I had an appointment with the pôle emploi today, the French employment services. Having never worked in France before, I didn’t expect to receive any benefits. I’m simply signing up, to have something to show, when I apply for a social security number.
I had already filled out a long and detailed form online, so I hoped it would be quick and easy. I even prepared myself by looking up a bit of vocabulary.
I underestimated the walk there and took much longer and was much sweatier than I hoped to be. I walked past the Charles de Gaulle monument. I think the flowers were put down on Armistice Day (November 11), not because of Friday 13.
Still, I made it on time, and despite there being a vigipirate sign on the door, nobody wanted to check my backpack.
I was flustered within a minute of my arrival, though, by forgetting my coat (again) outside the office and a security person noticing immediately and following me into the office to tell me. I can’t do any small talk in French, so these situations make me feel very silly and helpless.
The sign up process is a lot like the one in Austria: I had to sign a lot of paper, and I was told a lot about my duties and rights. Even though not following the duties has no real consequence, since I don’t get any money from them. I would simply drop out of the statistics and probably lose the bit of paper that I hope gives me reduced access to museums.
The clerk also told me I have a right to 35 days of holiday, which made me laugh. She didn’t understand at all, why I found it funny that I’d get to take a holiday from my unemployment. I also have to call in monthly and tell them if I worked that month, how much I worked and if I’m still looking for employment. Seems easy enough (except for the calling part, but I suspect this might be automated).
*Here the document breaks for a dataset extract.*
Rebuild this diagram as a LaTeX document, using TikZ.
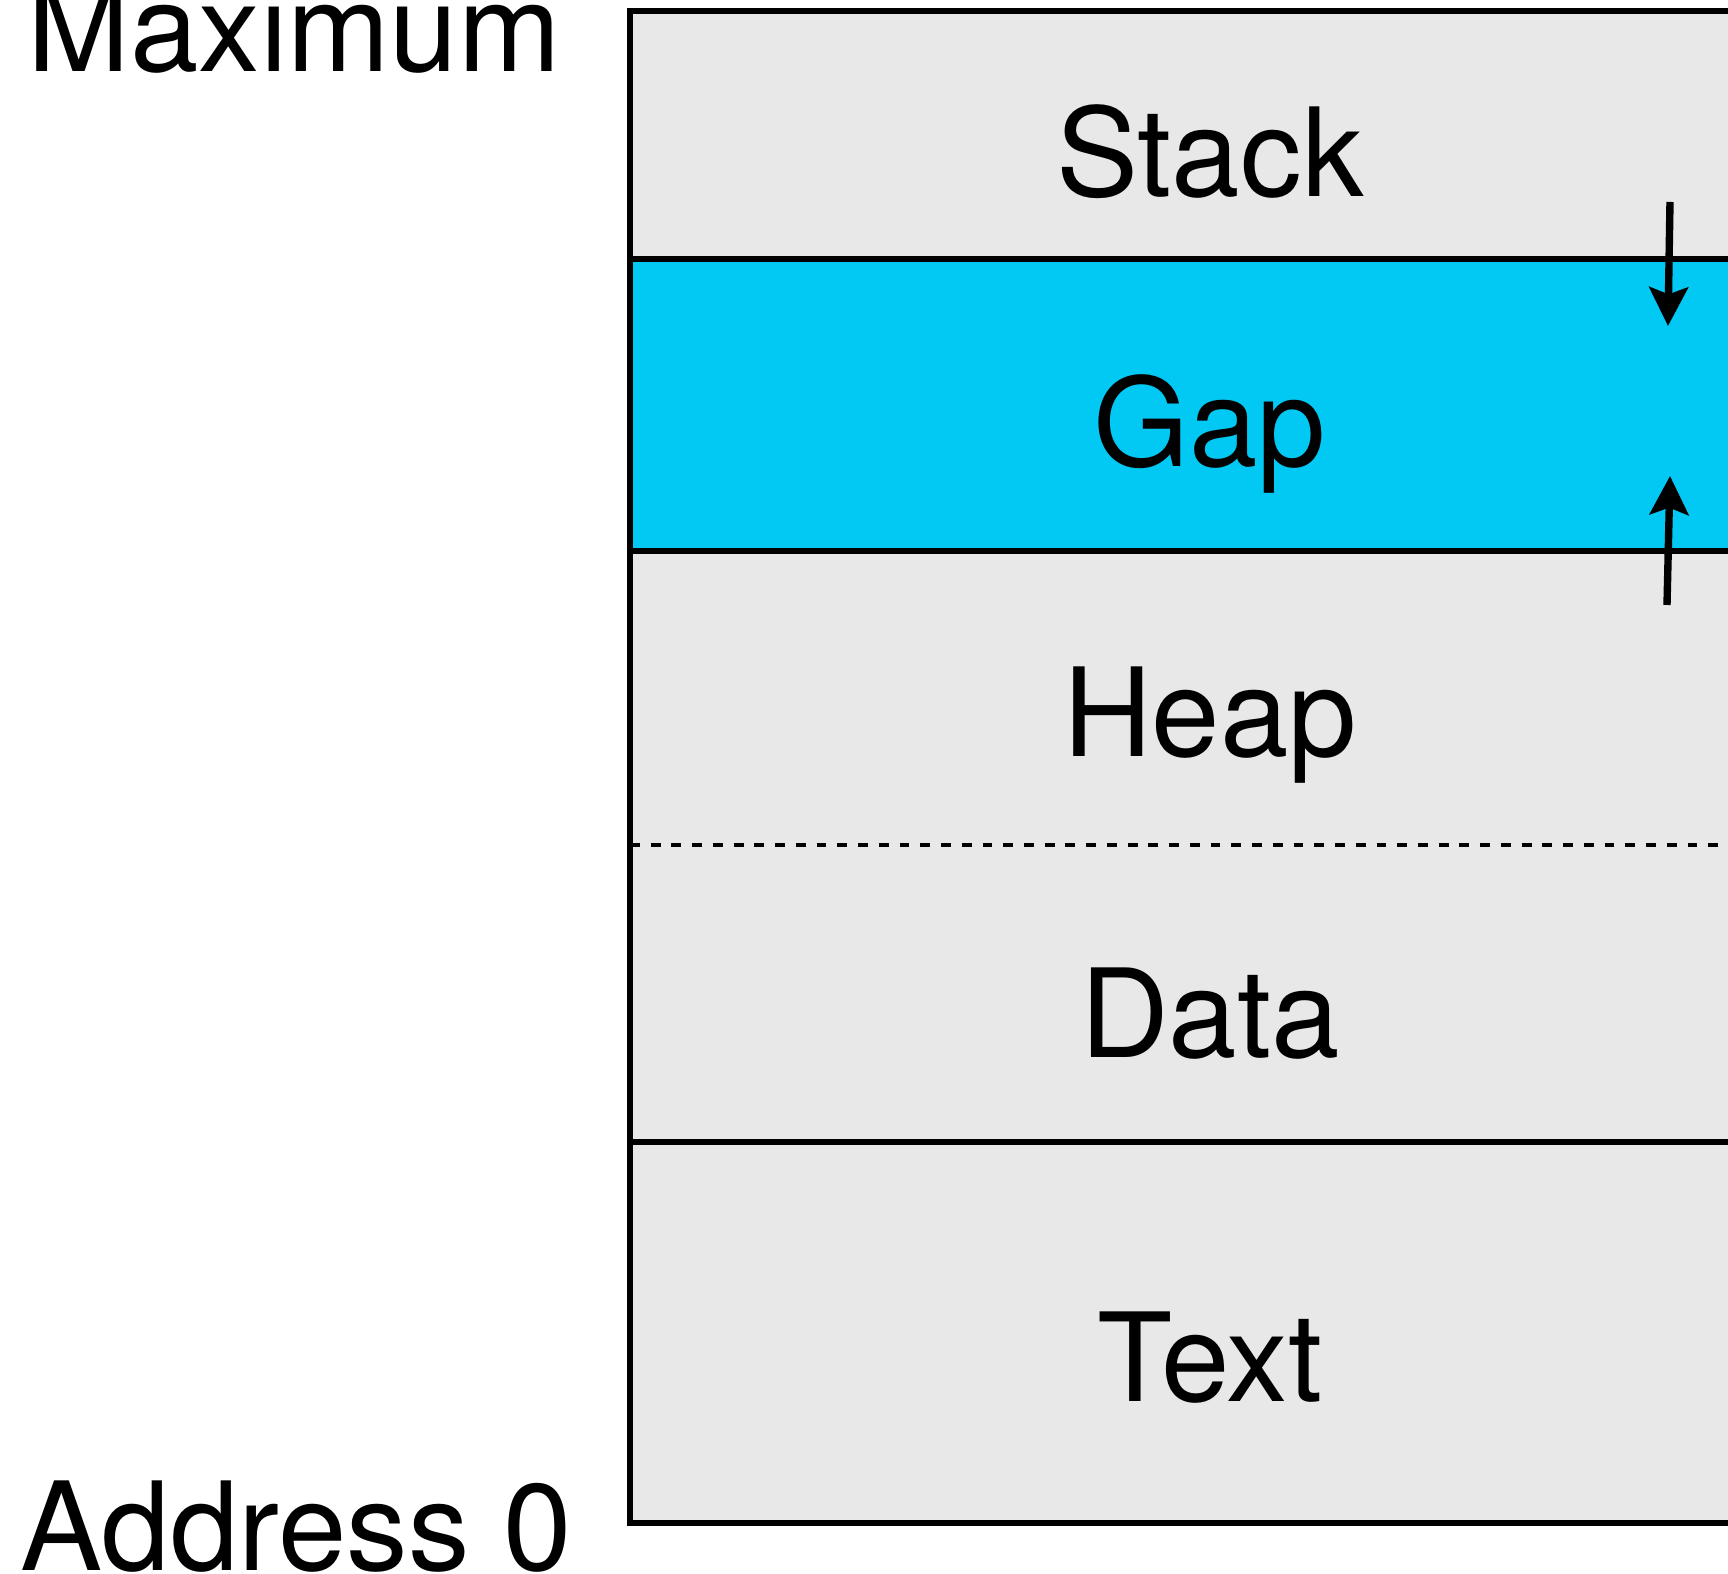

I will get a letter with my password for their website, and she signed me up for a one day job search course.
The clerk was friendly, patient and helped out with english words from time to time. Still I found the conversation super exhausting. After the 45 minute appointment I was soaked with sweat, but instead of going home to take a nap, I decided to go to Paris.
My mobile internet doesn’t work anymore, ever since I put in my Austrian SIM for 15 minutes on Sunday. I tried doing all the things I did the first time I made it work, but to no avail. I need help from my phone provider and in the morning I read about a shop that might be helpful at Les Halles. I thought that if I couldn’t find anything there, at least there’d be wifi, to do further research.
Even though I’ve only had my mobile internet here for 6 weeks, losing it made me kind of nervous. For one, I have the sense of orientation of a drunk housefly. Plus, the thought of going into Paris and having no way to find out if there are any problems made me intensely uncomfortable. With my Austrian SIM card, at least there was the option for roaming, in case of a emergency.
There were no emergencies, of course. Just a couple of changes, pour raisons de securité. The security announcements I know from the large train stations are now also played in our small town. “Don’t leave your luggage unattended and report suspicious activity to personnel” in four languages. There are soldiers stationed in Les Halles, dressed in camouflage fatigues, carrying big weapons. That doesn’t alleviate my discomfort in the least, I found. People with guns who look barely older than teenagers don’t make me feel safe.
“Well, at least there are no armed soldiers inside the mall.”, I thought, as I showed my backpack to the security guards of the mall and at the entrance of every store I went to. On my way out, though, a group of five soldiers patrolling the mall overtook me from behind. I found out that people with guns walking past is highly disturbing to me. I tried to sneak a photo. I don’t know why, but I want to document the changes. The photo didn’t save, though I might get more chances to document this change.
The problem with my mobile internet is, that it’s from a cheap reseller that doesn’t seem to have any shops in Paris. I still haven’t found a shop that can help, so I might have to call them. Now what’s worse: living without mobile internet or a French phone call? The horror!